Zwar mahnt er völlig zu Recht an, Geschichte von Geschichtspolitik zu trennen. Den Vorwurf, diese Mahnung nicht beherzigt zu haben, muss er aber sich selbst gefallen lassen, scheinen doch seine Überlegungen zum Hambacher Fest einem zu persönlichen Blickwinkel zu entspringen. Geschichtsschreibung kann sicherlich nicht losgelöst von eigenen politischen Überzeugungen erfolgen, sie sollte aber das Prinzip der Multiperspektivität berücksichtigen und dann auch Ereignisse oder Strömungen beachten und würdigen, die der eigenen Überzeugung nicht entsprechen.

  Hans Fenske, Das Hambacher Fest – ein Mythos?, in: Pfälzer Heimat Heft 2, 2007, S. 45-54.

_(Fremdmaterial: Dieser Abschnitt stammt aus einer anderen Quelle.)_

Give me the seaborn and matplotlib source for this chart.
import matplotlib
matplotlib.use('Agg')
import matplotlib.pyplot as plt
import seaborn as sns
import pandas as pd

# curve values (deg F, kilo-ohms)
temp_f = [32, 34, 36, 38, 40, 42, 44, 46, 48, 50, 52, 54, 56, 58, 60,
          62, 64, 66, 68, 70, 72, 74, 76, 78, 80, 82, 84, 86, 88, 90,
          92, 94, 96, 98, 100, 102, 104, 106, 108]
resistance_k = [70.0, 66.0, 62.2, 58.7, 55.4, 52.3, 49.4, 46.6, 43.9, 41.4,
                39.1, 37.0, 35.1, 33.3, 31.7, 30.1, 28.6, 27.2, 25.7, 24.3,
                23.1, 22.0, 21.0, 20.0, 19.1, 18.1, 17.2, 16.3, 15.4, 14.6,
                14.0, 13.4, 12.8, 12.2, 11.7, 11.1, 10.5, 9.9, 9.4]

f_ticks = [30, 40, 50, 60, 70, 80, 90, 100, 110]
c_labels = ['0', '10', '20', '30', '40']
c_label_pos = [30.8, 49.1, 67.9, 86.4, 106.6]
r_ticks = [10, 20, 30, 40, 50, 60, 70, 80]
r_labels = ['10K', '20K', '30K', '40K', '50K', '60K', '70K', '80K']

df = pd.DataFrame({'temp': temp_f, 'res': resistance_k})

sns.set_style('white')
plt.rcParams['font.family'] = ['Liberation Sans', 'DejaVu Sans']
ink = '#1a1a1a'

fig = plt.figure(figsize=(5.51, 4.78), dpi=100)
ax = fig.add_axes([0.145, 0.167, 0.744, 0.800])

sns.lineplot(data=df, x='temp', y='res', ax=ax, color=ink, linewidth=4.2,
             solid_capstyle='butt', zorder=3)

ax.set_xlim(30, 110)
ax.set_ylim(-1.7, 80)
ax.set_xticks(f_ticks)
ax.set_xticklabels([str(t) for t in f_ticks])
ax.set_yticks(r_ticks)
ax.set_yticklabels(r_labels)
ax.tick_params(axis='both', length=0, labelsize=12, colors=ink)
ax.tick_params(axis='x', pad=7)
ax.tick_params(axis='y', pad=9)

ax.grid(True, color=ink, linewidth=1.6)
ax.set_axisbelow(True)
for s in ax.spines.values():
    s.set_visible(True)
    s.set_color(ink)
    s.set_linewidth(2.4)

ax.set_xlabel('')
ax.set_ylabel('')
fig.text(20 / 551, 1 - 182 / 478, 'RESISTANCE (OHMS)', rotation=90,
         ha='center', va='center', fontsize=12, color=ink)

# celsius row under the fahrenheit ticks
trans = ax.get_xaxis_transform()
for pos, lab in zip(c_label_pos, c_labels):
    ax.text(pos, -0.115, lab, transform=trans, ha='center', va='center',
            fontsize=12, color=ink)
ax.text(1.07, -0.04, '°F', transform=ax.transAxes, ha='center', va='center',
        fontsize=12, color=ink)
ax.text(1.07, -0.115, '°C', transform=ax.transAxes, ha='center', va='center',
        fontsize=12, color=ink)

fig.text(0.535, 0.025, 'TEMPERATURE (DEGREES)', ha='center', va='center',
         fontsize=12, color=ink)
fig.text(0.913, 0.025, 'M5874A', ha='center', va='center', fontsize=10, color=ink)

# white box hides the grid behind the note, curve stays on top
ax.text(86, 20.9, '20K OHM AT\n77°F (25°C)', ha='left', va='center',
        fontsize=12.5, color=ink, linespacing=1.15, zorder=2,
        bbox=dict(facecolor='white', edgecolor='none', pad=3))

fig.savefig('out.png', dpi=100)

  Karl von Rotteck/Karl Welcker, Das Staatslexikon. Enzyklopädie der sämtlichen Staatswissenschaften für alle Stände, Bd. 11, Leipzig 31864, S. 325.
  Vgl. hierzu Manfred Botzenhart, Restauration, Reform, Krise. Deutschland 1789-1847 (=Moderne Deutsche Geschichte Bd.4), Frankfurt/M. 1985, S. 122.
  Veit Valentin, Das Hambacher Nationalfest, Berlin 1932, S. 80f.
  Vgl. hierzu etwa Wolfgang Hardtwig, Vormärz. Der monarchische Staat und das Bürgertum, München 31993, S. 142 und 150.